House Prices in Kent
Here we have the best breakdown of Kent house prices, with fresh information added every month.
The house price boom continues, but there are signs that it is slowing. Here we take a detailed look at the current state of play in the UK’s housing market in June 2022 before revealing some interesting on-the-ground news in Kent.
In June 2022, getting on the housing ladder and making a jump up a rung on the ladder, is increasingly difficult. With cost of living rises and wages rising but failing to keep pace with house prices and mortgage lending conditions, an individual’s savings can’t amass at the rate at which house prices rise. Growth in house prices has been sharp for eleven months now. There remains an imbalance between supply and demand and this is the central reason why prices continue their upwards trend.

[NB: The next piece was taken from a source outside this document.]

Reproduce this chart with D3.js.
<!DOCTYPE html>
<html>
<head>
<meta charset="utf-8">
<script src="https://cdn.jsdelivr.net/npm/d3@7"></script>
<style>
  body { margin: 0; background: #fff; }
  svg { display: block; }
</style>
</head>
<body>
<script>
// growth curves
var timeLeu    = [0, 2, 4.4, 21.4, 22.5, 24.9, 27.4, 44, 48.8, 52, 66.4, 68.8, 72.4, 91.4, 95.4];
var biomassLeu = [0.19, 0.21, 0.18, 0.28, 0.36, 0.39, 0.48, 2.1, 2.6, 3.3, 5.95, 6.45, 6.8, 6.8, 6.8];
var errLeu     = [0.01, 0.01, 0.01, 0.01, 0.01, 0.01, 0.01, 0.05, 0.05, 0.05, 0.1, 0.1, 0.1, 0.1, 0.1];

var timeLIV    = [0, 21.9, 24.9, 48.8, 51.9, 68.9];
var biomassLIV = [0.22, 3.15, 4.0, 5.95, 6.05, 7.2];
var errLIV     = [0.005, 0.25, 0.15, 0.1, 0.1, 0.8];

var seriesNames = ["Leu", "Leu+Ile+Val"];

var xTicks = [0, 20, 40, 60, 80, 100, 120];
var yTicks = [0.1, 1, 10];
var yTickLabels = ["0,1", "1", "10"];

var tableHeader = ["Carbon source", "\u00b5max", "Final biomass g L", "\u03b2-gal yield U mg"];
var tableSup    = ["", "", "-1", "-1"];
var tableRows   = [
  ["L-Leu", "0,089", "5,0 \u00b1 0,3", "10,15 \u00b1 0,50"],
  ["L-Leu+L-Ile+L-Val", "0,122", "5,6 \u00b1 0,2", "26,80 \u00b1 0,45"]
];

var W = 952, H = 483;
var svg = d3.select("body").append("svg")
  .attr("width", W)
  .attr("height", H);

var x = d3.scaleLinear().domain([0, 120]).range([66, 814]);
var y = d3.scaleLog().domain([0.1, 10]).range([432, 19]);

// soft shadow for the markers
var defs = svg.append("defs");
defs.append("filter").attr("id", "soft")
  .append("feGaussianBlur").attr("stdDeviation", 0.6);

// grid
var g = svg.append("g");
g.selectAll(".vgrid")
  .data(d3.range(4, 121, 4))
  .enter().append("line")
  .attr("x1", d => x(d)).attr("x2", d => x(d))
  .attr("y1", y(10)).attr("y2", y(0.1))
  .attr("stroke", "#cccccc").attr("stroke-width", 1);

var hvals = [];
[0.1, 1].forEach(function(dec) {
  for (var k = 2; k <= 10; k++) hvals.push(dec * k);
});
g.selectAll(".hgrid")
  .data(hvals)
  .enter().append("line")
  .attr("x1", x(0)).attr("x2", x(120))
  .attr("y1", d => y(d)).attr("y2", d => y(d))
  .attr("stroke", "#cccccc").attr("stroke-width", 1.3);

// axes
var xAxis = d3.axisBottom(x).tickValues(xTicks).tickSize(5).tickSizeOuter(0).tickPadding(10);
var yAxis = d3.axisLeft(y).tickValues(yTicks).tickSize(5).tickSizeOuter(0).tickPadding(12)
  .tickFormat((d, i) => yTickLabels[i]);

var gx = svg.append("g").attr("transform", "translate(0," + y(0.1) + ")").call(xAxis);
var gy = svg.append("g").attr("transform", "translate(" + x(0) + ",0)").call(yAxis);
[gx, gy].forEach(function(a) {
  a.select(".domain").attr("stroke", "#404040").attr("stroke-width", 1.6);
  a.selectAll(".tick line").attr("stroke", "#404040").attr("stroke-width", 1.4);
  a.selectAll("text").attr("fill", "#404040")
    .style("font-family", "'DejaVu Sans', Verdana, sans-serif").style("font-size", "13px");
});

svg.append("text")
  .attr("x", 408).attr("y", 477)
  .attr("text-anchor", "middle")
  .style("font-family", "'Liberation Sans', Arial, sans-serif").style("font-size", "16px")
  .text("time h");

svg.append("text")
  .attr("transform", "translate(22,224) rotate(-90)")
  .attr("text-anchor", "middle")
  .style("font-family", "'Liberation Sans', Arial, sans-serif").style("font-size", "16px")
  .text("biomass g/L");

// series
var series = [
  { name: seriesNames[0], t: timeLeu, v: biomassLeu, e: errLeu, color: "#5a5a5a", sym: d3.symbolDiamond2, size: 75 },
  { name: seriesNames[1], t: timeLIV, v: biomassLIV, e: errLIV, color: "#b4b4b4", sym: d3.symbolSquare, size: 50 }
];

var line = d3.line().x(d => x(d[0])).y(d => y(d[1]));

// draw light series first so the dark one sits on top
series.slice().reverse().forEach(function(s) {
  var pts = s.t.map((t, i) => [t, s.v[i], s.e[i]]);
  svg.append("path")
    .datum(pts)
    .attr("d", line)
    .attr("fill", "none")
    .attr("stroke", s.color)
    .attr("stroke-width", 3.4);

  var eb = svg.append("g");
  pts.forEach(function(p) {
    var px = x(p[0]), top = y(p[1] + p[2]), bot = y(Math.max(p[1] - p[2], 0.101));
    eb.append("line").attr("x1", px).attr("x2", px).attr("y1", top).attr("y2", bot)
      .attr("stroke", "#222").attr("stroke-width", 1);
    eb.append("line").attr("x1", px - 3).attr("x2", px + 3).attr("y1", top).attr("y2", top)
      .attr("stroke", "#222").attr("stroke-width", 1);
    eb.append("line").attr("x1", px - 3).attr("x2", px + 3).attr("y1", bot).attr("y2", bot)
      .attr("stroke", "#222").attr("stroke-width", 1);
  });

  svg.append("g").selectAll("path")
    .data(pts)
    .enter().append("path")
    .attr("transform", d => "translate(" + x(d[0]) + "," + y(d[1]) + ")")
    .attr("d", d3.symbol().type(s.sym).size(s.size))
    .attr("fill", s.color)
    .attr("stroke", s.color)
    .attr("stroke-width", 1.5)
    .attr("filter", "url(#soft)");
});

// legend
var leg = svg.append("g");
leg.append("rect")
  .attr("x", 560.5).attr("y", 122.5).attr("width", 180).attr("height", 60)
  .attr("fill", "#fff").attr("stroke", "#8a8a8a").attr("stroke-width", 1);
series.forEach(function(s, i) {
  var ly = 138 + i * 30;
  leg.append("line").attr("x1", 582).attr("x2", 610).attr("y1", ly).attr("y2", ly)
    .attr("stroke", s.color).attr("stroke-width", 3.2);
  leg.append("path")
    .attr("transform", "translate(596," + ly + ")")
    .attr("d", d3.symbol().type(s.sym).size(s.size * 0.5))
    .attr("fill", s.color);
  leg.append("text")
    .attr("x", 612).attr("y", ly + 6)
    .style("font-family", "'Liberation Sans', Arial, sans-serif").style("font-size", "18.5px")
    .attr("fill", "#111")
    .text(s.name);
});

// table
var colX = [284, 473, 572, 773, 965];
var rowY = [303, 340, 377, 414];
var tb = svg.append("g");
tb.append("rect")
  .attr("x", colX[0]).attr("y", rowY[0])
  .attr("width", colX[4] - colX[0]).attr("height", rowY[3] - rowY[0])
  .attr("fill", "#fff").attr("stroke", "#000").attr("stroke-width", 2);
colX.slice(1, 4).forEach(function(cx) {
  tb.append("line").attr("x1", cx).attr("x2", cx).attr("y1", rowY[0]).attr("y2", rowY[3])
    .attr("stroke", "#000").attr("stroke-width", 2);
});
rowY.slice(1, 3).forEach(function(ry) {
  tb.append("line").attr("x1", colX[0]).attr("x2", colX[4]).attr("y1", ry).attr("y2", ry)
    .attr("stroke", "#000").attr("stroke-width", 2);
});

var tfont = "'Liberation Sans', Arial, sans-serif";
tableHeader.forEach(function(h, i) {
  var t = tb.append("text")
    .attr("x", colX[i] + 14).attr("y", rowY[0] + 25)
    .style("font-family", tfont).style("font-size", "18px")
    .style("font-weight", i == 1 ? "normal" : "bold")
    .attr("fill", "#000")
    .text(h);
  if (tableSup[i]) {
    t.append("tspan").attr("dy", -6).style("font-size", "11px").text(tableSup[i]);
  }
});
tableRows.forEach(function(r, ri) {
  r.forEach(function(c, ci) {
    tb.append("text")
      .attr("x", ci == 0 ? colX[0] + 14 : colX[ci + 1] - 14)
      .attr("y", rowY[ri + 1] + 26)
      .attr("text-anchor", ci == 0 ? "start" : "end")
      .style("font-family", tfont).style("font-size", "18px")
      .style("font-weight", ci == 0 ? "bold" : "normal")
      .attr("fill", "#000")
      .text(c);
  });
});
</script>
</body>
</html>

However, and a glimmer of hope for those considering moving in the future, is that while there was a 1% increase in house prices last month, representing annual growth of 10.5%, this is in fact the slowest rate of growth we’ve seen in 2022. Alongside this, there are early indications that mortgage activity is decreasing with latest Bank of England figures showing a 5.1% drop in approved mortgages in April. This is combined with tougher financial times for homeowners due to inflation and cost of living rises. These tentative signs of cooling indicate that the tide is starting to turn. It won’t be long until we are on the downward slope of it being a sellers’ market and more hope is afforded to purchasers.
Bearing in mind, that in real terms, house price growth over the last decade has been astronomical, we’ve a long way to go for things to truly change. Indeed, the average cost of a home has risen by 74% in the last decade.
As expected, the national data is relevant to Kent. However, there are some interesting key points. While the national average house price is £289,099 representing a +10.5% annual change, the average house price in the South East is £391,845 representing a +11.4% annual change. We know, from the data we shared in last month’s report, that this picture is particularly marked in Kent, specifically eastern towns like Thanet, Dover and Maidstone.
Lastly, to pique your curiosity about the Kentish housing market, a fascinating article from Kent Online shows the same property for sale in Herne Bay in 1982 and now in 2022. The one bed flats were for sale in 1982 at £18,000 with a 100% mortgage. A flat in the same block is now £105,000 and 100% mortgages are as rare as hen’s teeth!